Industriekultur also allüberall? Nun ja, so gut wie alles, was uns an Dingen heute so umgibt, ist ja letztlich ein Ergebnis industrieller Prozesse; die Art und Weise, wie wir arbeiten, selbst wie wir unsere Freizeit gestalten, sie ist zutiefst vom Industriezeitalter geprägt. Es steckt in unseren Köpfen, ist quasi allgegenwärtige kulturelle Prägung. Weil die industrielle Produktion heute oft in andere Länder abgewandert und unsichtbar geworden ist, ist uns das oft nicht mehr so richtig bewusst: die zeitweise populäre Rede vom sogenannten post-industriellen Zeitalter ist aber recht verlogen. Der globale Siegeszug industrieller Produktions- und Lebensweisen hat Kultur und Natur auf dem Planeten Erde mittlerweile freilich so tiefgreifend – und bedrohlich – geprägt und verändert, dass wir heute von einem neuen Erdzeitalter, dem Anthropozän sprechen. Industriekultur ist die Signatur dieses Zeitalters, und wenn wir diese Zeit, unsere Zeit, verstehen wollen, dann brauchen wir genau solche Orte wie diesen hier.

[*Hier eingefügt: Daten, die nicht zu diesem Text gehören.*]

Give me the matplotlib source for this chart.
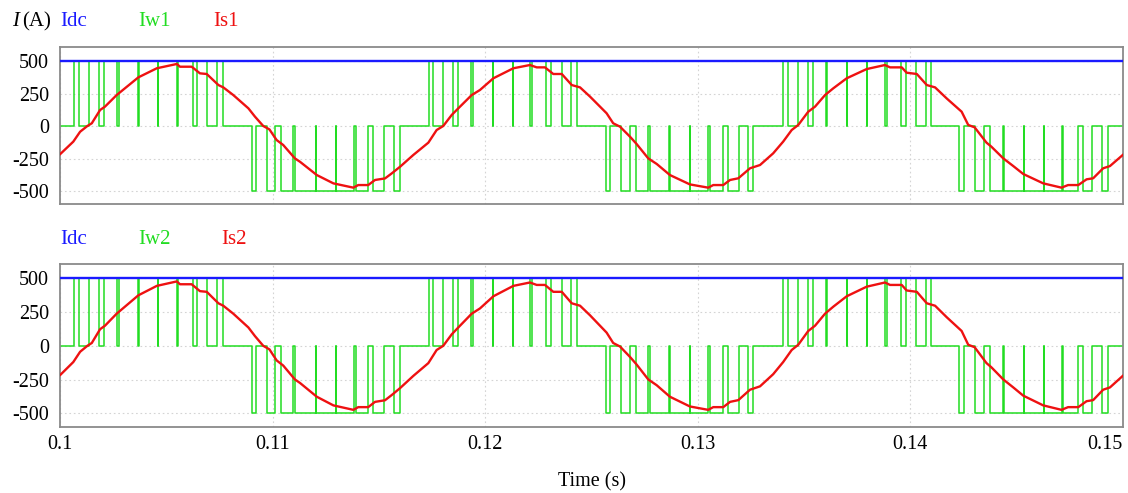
import numpy as np
import matplotlib
matplotlib.use("Agg")
import matplotlib.pyplot as plt

plt.rcParams['font.family'] = ['Liberation Serif', 'DejaVu Serif']

# dc link current (A)
idc_level = 500

# PWM pulses of Iw: start time, end time, level
iw_on = [0.10064, 0.10136, 0.10207, 0.10276, 0.10369, 0.10460, 0.10555, 0.10645, 0.10739,
         0.10901, 0.10971, 0.11037, 0.11104, 0.11205, 0.11299, 0.11392, 0.11473, 0.11570,
         0.11735, 0.11802, 0.11870, 0.11941, 0.12037, 0.12131, 0.12218, 0.12309, 0.12403,
         0.12567, 0.12637, 0.12708, 0.12775, 0.12868, 0.12965, 0.13057, 0.13144, 0.13238,
         0.13400, 0.13473, 0.13541, 0.13609, 0.13703, 0.13797, 0.13889, 0.13978, 0.14073,
         0.14229, 0.14304, 0.14375, 0.14442, 0.14537, 0.14631, 0.14720, 0.14814, 0.14904]
iw_off = [0.10088, 0.10182, 0.10265, 0.10367, 0.10458, 0.10548, 0.10623, 0.10692, 0.10764,
          0.10921, 0.11010, 0.11096, 0.11203, 0.11297, 0.11384, 0.11449, 0.11525, 0.11599,
          0.11755, 0.11847, 0.11931, 0.12035, 0.12129, 0.12210, 0.12284, 0.12360, 0.12430,
          0.12587, 0.12681, 0.12767, 0.12866, 0.12963, 0.13049, 0.13120, 0.13194, 0.13261,
          0.13423, 0.13517, 0.13602, 0.13701, 0.13795, 0.13881, 0.13955, 0.14025, 0.14096,
          0.14253, 0.14348, 0.14438, 0.14535, 0.14629, 0.14712, 0.14791, 0.14856, 0.14929]
iw_lvl = [500] * 9 + [-500] * 9 + [500] * 9 + [-500] * 9 + [500] * 9 + [-500] * 9

# grid side current Is
is_t = [0.1, 0.10061, 0.10093, 0.10127, 0.10148, 0.10187, 0.10210, 0.10265, 0.10304, 0.10367,
        0.10454, 0.10548, 0.10563, 0.10618, 0.10657, 0.10689, 0.10744, 0.10767, 0.10814, 0.10885,
        0.10916, 0.10955, 0.10984, 0.11018, 0.11049, 0.11104, 0.11128, 0.11207, 0.11285, 0.11379,
        0.11402, 0.11449, 0.11481, 0.11528, 0.11560, 0.11599,
        0.11661, 0.11732, 0.11771, 0.11802, 0.11842, 0.11873, 0.11936, 0.11975, 0.12038, 0.12132,
        0.12210, 0.12242, 0.12281, 0.12320, 0.12360, 0.12407, 0.12446, 0.12493, 0.12571, 0.12602,
        0.12634, 0.12681, 0.12712, 0.12767, 0.12807, 0.12869, 0.12963, 0.13049, 0.13073, 0.13120,
        0.13152, 0.13191, 0.13246, 0.13293,
        0.13355, 0.13402, 0.13442, 0.13473, 0.13520, 0.13552, 0.13599, 0.13638, 0.13701, 0.13795,
        0.13881, 0.13905, 0.13960, 0.13983, 0.14031, 0.14078, 0.14117, 0.14171, 0.14242, 0.14273,
        0.14303, 0.14359, 0.14382, 0.14438, 0.14485, 0.14532, 0.14626, 0.14712, 0.14743, 0.14791,
        0.14830, 0.14861, 0.14908, 0.14940, 0.15]
is_val = [-215, -120, -44, 0, 21, 123, 149, 238, 290, 374,
          444, 477, 456, 456, 405, 400, 315, 297, 238, 136,
          72, 0, -26, -108, -146, -249, -275, -377, -441, -474,
          -454, -454, -415, -403, -364, -313,
          -223, -128, -31, 0, 85, 136, 238, 277, 367, 444,
          469, 451, 451, 400, 400, 315, 297, 226, 98, 21,
          -5, -82, -138, -249, -292, -377, -449, -474, -454, -454,
          -415, -402, -325, -300,
          -210, -120, -31, 8, 110, 149, 238, 290, 367, 438,
          469, 451, 451, 410, 400, 315, 297, 213, 110, 8,
          -10, -128, -159, -249, -308, -369, -441, -474, -454, -454,
          -410, -402, -325, -308, -223]

x_ticks = [0.1, 0.11, 0.12, 0.13, 0.14, 0.15]
x_tick_labels = ['0.1', '0.11', '0.12', '0.13', '0.14', '0.15']
y_ticks = [-500, -250, 0, 250, 500]


def pulse_train(on, off, lvl, t0, t1):
    t = [t0]
    v = [0]
    for s, e, l in zip(on, off, lvl):
        t += [s, s, e, e]
        v += [0, l, l, 0]
    t.append(t1)
    v.append(0)
    return t, v


def style_axes(ax, ylim):
    ax.set_xlim(0.1, 0.15)
    ax.set_ylim(*ylim)
    ax.set_yticks(y_ticks)
    ax.set_yticklabels([str(v) for v in y_ticks])
    ax.set_xticks(x_ticks)
    ax.grid(True, color='#d4d4d4', linestyle=(0, (1.5, 2.5)), linewidth=0.8)
    ax.tick_params(length=0, labelsize=14.5, pad=8)
    for s in ax.spines.values():
        s.set_color('#8a8a8a')
        s.set_linewidth(1.3)


fig = plt.figure(figsize=(11.28, 4.93), dpi=100)
ax1 = fig.add_axes([0.0535, 0.5856, 0.9418, 0.3197])
ax2 = fig.add_axes([0.0535, 0.1339, 0.9418, 0.3306])

iw_t, iw_v = pulse_train(iw_on, iw_off, iw_lvl, 0.1, 0.15)

for ax, ylim in [(ax1, (-602, 610)), (ax2, (-601, 606))]:
    ax.plot(iw_t, iw_v, color='#22dd22', lw=1.1, zorder=2)
    ax.axhline(idc_level, color='#1a1aff', lw=1.7, zorder=3)
    ax.plot(is_t, is_val, color='#ee1111', lw=1.7, zorder=4)
    style_axes(ax, ylim)

ax1.set_xticklabels([])
ax2.set_xticklabels(x_tick_labels)
ax2.tick_params(axis='x', pad=6)
ax2.get_xticklabels()[-1].set_horizontalalignment('right')
ax2.set_xlabel('Time (s)', fontsize=14.5, labelpad=13)

# signal names above each panel
fig.text(12 / 1128, 1 - 22 / 493, 'I', fontsize=15, style='italic', va='center')
fig.text(22 / 1128, 1 - 22 / 493, '(A)', fontsize=15, va='center')
fig.text(60 / 1128, 1 - 22 / 493, 'Idc', fontsize=15, color='#1a1aff', va='center')
fig.text(138 / 1128, 1 - 22 / 493, 'Iw1', fontsize=15, color='#22dd22', va='center')
fig.text(213 / 1128, 1 - 22 / 493, 'Is1', fontsize=15, color='#ee1111', va='center')
fig.text(60 / 1128, 1 - 240 / 493, 'Idc', fontsize=15, color='#1a1aff', va='center')
fig.text(138 / 1128, 1 - 240 / 493, 'Iw2', fontsize=15, color='#22dd22', va='center')
fig.text(221 / 1128, 1 - 240 / 493, 'Is2', fontsize=15, color='#ee1111', va='center')

fig.savefig('out.png', dpi=100)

Ganz nebenbei ist es auch nachhaltig und Ressourcen schonend, diese Orte neu zu nutzen statt sie abzureißen.
Bürgerschaftliches Engagement
Das, was hier geleistet wurde - in erster Linie das Ergebnis eines bürgerschaftlichen Engagements -, ist bewundernswert, aber auch ein wenig typisch für Industriekultur. Und schon immer gewesen, seit ihren Anfängen in den 1970er Jahren – man denke an den Erhalt der ältesten Arbeitersiedlung des Ruhrgebiets, Eisenheim in Oberhausen, oder um die Kämpfe um die Zeche Zollern in Dortmund (das erste eingetragene Industriedenkmal in Deutschland), aber auch viele andere Juwelen, die die Kulturlandschaft in NRW heute wie selbstverständlich prägen – im Kern war Industriekultur immer und zunächst „Kultur von unten“. Wie für andere Sparten von Kunst und Kultur gilt freilich auch hier: ohne nachhaltige Unterstützung der öffentlichen Hand geht auf die Dauer nichts, Stadt und Land müssen hier ihrer Verantwortung gerecht werden.
Ich sagte vorhin, Krefeld wird unterschätzt. Nun, immerhin ist Krefeld jetzt endlich auch auf der europäischen Landkarte der Industriekultur sichtbar und mit diesen zwei wunderbaren Standorten vertreten. Sie sind beide Mitglied und ein Teil von ERIH geworden, der Europäischen Route der Industriekultur. Wenn Sie ERIH noch nicht kennen, dann schauen Sie später mal ins Netz, auf die ERIH-Webseite. Dort präsentiert sich eine der umfassendsten und aktivsten Europäischen Kulturrouten des Europarats, ein europäisches Kulturnetzwerk, das hunderte industriekulturelle Standorte in allen Ländern Europas miteinander verknüpft. Schon lange ist es mir ein Anliegen, Krefeld auf dieser Route zu verorten, und zum Schluss meines bescheidenen Beitrags heute habe ich noch die schöne Aufgabe, den beiden Standorten die druckfrisch eingetroffenen Standortplaketten zu überreichen.
Ich finde ja, dass es durchaus noch mehr Standorte in Krefeld gibt, die das Zeug dazu hätten, Standort von ERIH zu werden.
Ich will aber nicht länger von dem ablenken, was heute im Mittelpunkt stehen soll – die Kunst, die Kunstwerke, in gleich drei ganz verschiedenen Ausstellungen dreier Künstlerinnen und Künstler. Alle drei verbindet, dass sie alle sich in je eigener Weise von Prozessen und Dingen inspirieren ließen, die mit diesen Orten und mit industriellen Verfahren zu tun haben. Aber dass Industrie und Kunst zusammengehen, dass Industriekultur mit Kunst zu tun hat, die Inspiration der Kunst braucht, das sollte für eine Industriestadt, die einst so sehr vom Bauhaus inspiriert war, wie wir im Bauhaus-Jubiläumsjahr erst kürzlich gelernt haben, ja nichts Neues sein.